Indeed, were it not for the BHA’s receipt and use of public money, the transfer of funds to the “Yes on Measure B Committee” would be correctly viewed as a matter for the FPPC, rather than a serious criminal allegation.

Streets and Highways Code §36670(a)(1) provides:
“If the city council finds there has been misappropriation of funds, malfeasance, or a violation of law in connection with the management of the district, it shall notice a hearing on disestablishment.” (Emphasis added).
Given the clear and convincing evidence presented in the forgoing discussion, it is difficult to see how any reasonable member of the Council would not join in calling for a hearing on this matter.

Staff recommendation: Reduce the TBID’s FY 2016/2017 budget by $50,000

The City Attorney’s recommendation to reduce the TBID’s budget by the same amount misappropriated to the “Yes on Measure B Committee” reflects a lack of understanding of basic tax policy, because it implies the only aggrieved party is the collection of businesses which comprise the TBID. Unfortunately, the City Attorney overlooks the offense committed against the people of the City of Burbank.

When the people of Burbank (through their elected representatives on the Council) authorized the use of the City’s power to levy a tax upon the businesses comprising the TBID, it was with the understanding that the benefits of a TBID would accrue to the City Of Burbank (presumably through the realization of increased tax revenues).

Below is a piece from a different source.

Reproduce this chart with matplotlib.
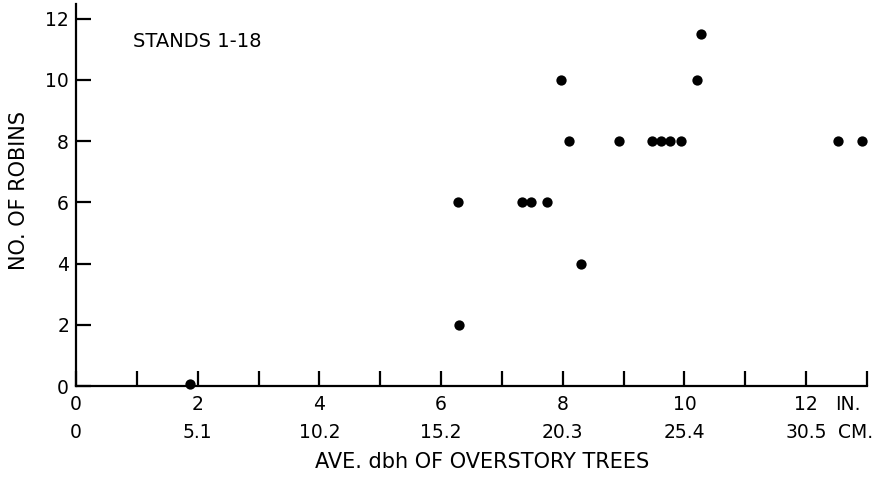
import matplotlib
matplotlib.use("Agg")
import matplotlib.pyplot as plt
from matplotlib.transforms import blended_transform_factory

# Data
dbh_in = [1.87, 6.27, 6.29, 7.33, 7.47, 7.74, 7.97, 8.11, 8.30, 8.92,
          9.47, 9.62, 9.77, 9.95, 10.20, 10.28, 12.52, 12.92]
robins = [0.07, 6, 2, 6, 6, 6, 10, 8, 4, 8,
          8, 8, 8, 8, 10, 11.5, 8, 8]

x_major = [0, 2, 4, 6, 8, 10, 12]
x_in_labels = ["0", "2", "4", "6", "8", "10", "12"]
x_cm_labels = ["0", "5.1", "10.2", "15.2", "20.3", "25.4", "30.5"]
x_all_ticks = list(range(0, 14))
y_ticks = [0, 2, 4, 6, 8, 10, 12]

plt.rcParams['font.family'] = ['DejaVu Sans']

fig = plt.figure(figsize=(8.92, 4.79), dpi=100)
ax = fig.add_axes([76/892, 93/479, 791/892, 382/479])

ax.scatter(dbh_in, robins, s=55, color='black', zorder=5, clip_on=False,
           linewidths=0)

ax.set_xlim(0, 13)
ax.set_ylim(0, 12.48)

for side in ['top', 'right']:
    ax.spines[side].set_visible(False)
for side in ['left', 'bottom']:
    ax.spines[side].set_linewidth(1.6)

ax.set_xticks(x_all_ticks)
ax.set_xticklabels([])
ax.set_yticks(y_ticks)
ax.set_yticklabels([str(v) for v in y_ticks], fontsize=13.5)
ax.tick_params(axis='x', direction='in', length=11, width=1.6)
ax.tick_params(axis='y', direction='in', length=11, width=1.6, pad=5)

trans = blended_transform_factory(ax.transData, ax.transAxes)
px = 1.0 / 382
for xv, lab_in, lab_cm in zip(x_major, x_in_labels, x_cm_labels):
    ax.text(xv, -19 * px, lab_in, transform=trans, ha='center', va='center',
            fontsize=13.5)
    ax.text(xv, -46 * px, lab_cm, transform=trans, ha='center', va='center',
            fontsize=13.5)
ax.text(12.47, -19 * px, "IN.", transform=trans, ha='left', va='center',
        fontsize=13.5)
ax.text(12.52, -46 * px, "CM.", transform=trans, ha='left', va='center',
        fontsize=13.5)

fig.text(482/892, 1 - 462/479, "AVE. dbh OF OVERSTORY TREES", ha='center',
         va='center', fontsize=15)
fig.text(19/892, 1 - 191/479, "NO. OF ROBINS", ha='center', va='center',
         rotation=90, fontsize=15)
ax.text(0.93, 11.25, "STANDS 1-18", ha='left', va='center', fontsize=14)

fig.savefig("out.png", dpi=100)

The City of Burbank lost the benefit of the assessment when $50,000 was diverted to the “Yes on Measure B Committee”, and the City Attorney’s proposed solution will do nothing to make up for the loss. As troublesome as it may be, the Council has a fiduciary obligation to recover the loss brought about by the illegal transfer of public funds to the “Yes on Measure B Committee”.

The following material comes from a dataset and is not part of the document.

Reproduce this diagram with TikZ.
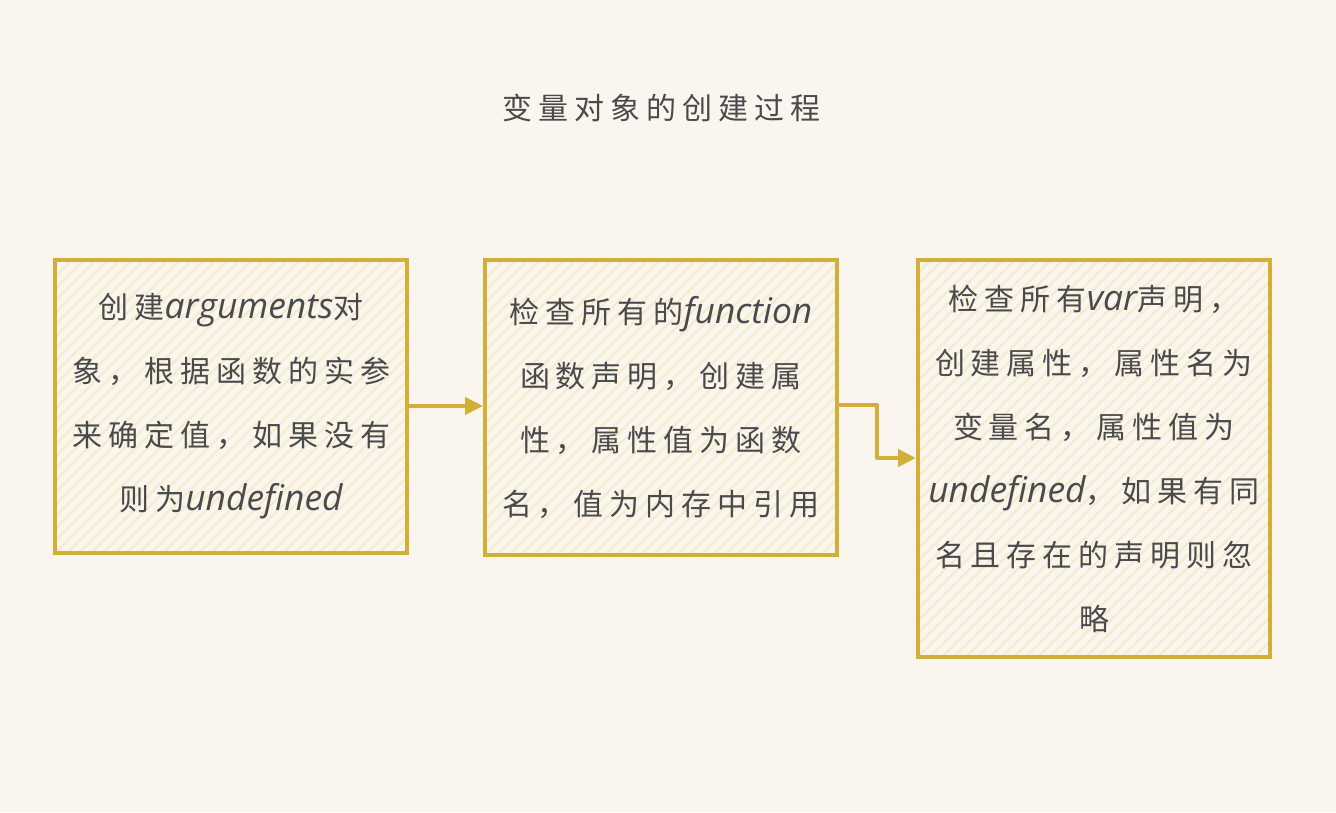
\documentclass[tikz,border=0pt]{standalone}
\usepackage{fontspec}
\usetikzlibrary{arrows.meta,calc}
\setmainfont{Noto Sans CJK SC}[LetterSpace=20]
\newfontfamily\latin{Open Sans}[LetterSpace=0,Scale=1.18]
\newcommand{\lw}[1]{{\latin\itshape #1}}
\definecolor{bg}{HTML}{FAF6EF}
\definecolor{gold}{HTML}{D4AF37}
\definecolor{hatch}{HTML}{F4ECCB}
\definecolor{ink}{HTML}{4A4A4A}
\tikzset{
  stepbox/.style={draw=gold, line width=4pt, fill=bg, text=ink,
    minimum width=352pt, inner sep=0pt, align=center,
    font=\fontsize{30}{64}\selectfont,
    path picture={
      \foreach \i in {-420,-408,...,420}
        \draw[hatch, line width=2.2pt]
          ($(path picture bounding box.south west)+(\i pt,0)$) -- ++(440pt,440pt);
    }},
  flow/.style={draw=gold, line width=4pt, line join=round,
    -{Triangle[length=18pt,width=17pt]}},
}
\begin{document}
\begin{tikzpicture}[x=1pt,y=-1pt]
  \fill[bg] (0,0) rectangle (1336,812);
  \useasboundingbox (0,0) rectangle (1336,812);

  \node[text=ink, font=\fontsize{30}{36}\selectfont] (title) at (661,108) {变量对象的创建过程};

  \node[stepbox, minimum height=293pt] (b1) at (231,406.5)
    {创建\lw{arguments}对\\象，根据函数的实参\\来确定值，如果没有\\则为\lw{undefined}};
  \node[stepbox, minimum height=295pt] (b2) at (661,407.5)
    {检查所有的\lw{function}\\函数声明，创建属\\性，属性值为函数\\名，值为内存中引用};
  \node[stepbox, minimum height=397pt] (b3) at (1094,458.5)
    {检查所有\lw{var}声明，\\创建属性，属性名为\\变量名，属性值为\\\lw{undefined}，如果有同\\名且存在的声明则忽\\略};

  \draw[flow] (b1.east |- 0,406) -- (b2.west |- 0,406);
  \coordinate (k) at (877,405);
  \draw[flow] (b2.east |- k) -- (k) -- (877,458) -- (b3.west |- 0,458);
\end{tikzpicture}
\end{document}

Staff recommendation: “Negotiate” amendments to the City/BHA agreement to distance the City from BHA activities

This bears repeating: because the BHA is funded entirely with public money, the City retains plenary decision-making authority over the Association’s activities. To put it another way, the City Council need not “negotiate” anything with the BHA, because the Council sets policy for the BHA.

Moreover, this recommendation does nothing to prevent similar misappropriations in the future. On the contrary, it would make such events more likely by decreasing the Councils oversight of BHA activities. Given the Council’s fiduciary role in supervising the BHA’s administration of public funds, it’s difficult to see how any reasonable member of the Council would endorse this recommendation.

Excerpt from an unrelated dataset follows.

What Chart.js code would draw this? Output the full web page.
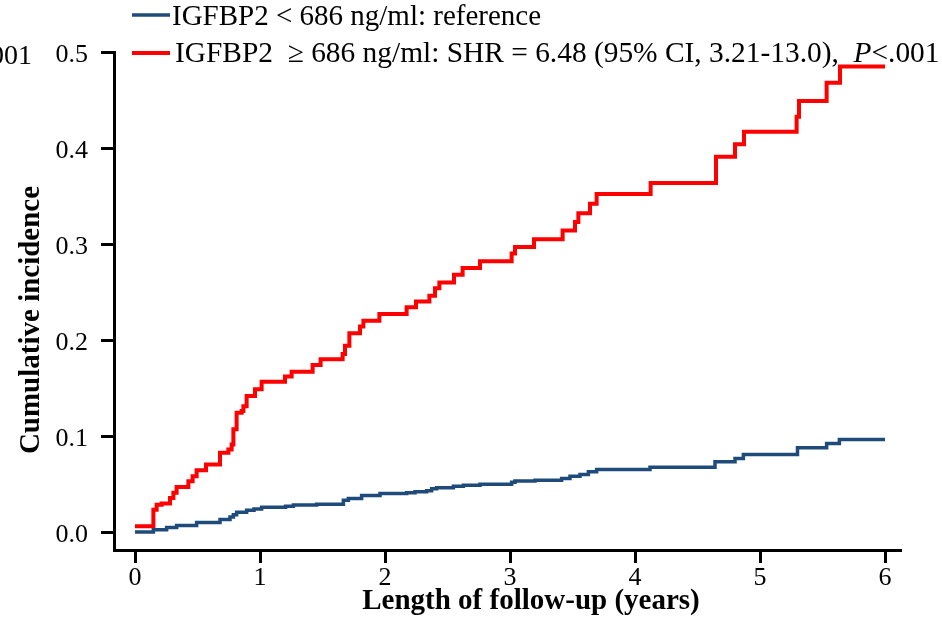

Staff recommendation: amend the TBID agreement to prohibit assessment funds from being used for political campaigns

The City Attorney’s recommendation on this point is completely superfluous, as it’s no different than telling staff not to appropriate funds for personal use. In making this recommendation, the City Attorney is suggesting staff did not have reason to know the transfer of public funds to a political campaign was illegal, when in fact this is common knowledge among those who work in city government.

Staff recommendation: urge BHA to provide Brown Act training to its board and staff

This recommendation is also superfluous, in that it too goes without saying. However, it is worth noting that the City Attorney should have been providing Brown Act training all along. Moreover, as with the previous recommendation, the City Attorney is disingenuously suggesting BHA board members should be excused for blatantly violating the Brown Act when they took action on an item not properly noticed on the Association’s agenda.

Conclusion

As established in the foregoing discussion, the BHA transfer of funds to the “Yes on Measure B Committee” comes with serious legal implications, which compel the Council to consider disestablishing the TBID.

Should the Council decide not to disestablish the TBID, it should instead adopt policies that increase the Council’s oversight of the District, rather than implementing recommendations that would make oversight more difficult.

In any event, because the staff report acknowledges misappropriation of funds, malfeasance, and violations of the law in connection with the management of the district, the Council is required to notice a hearing on disestablishment, as provided by law.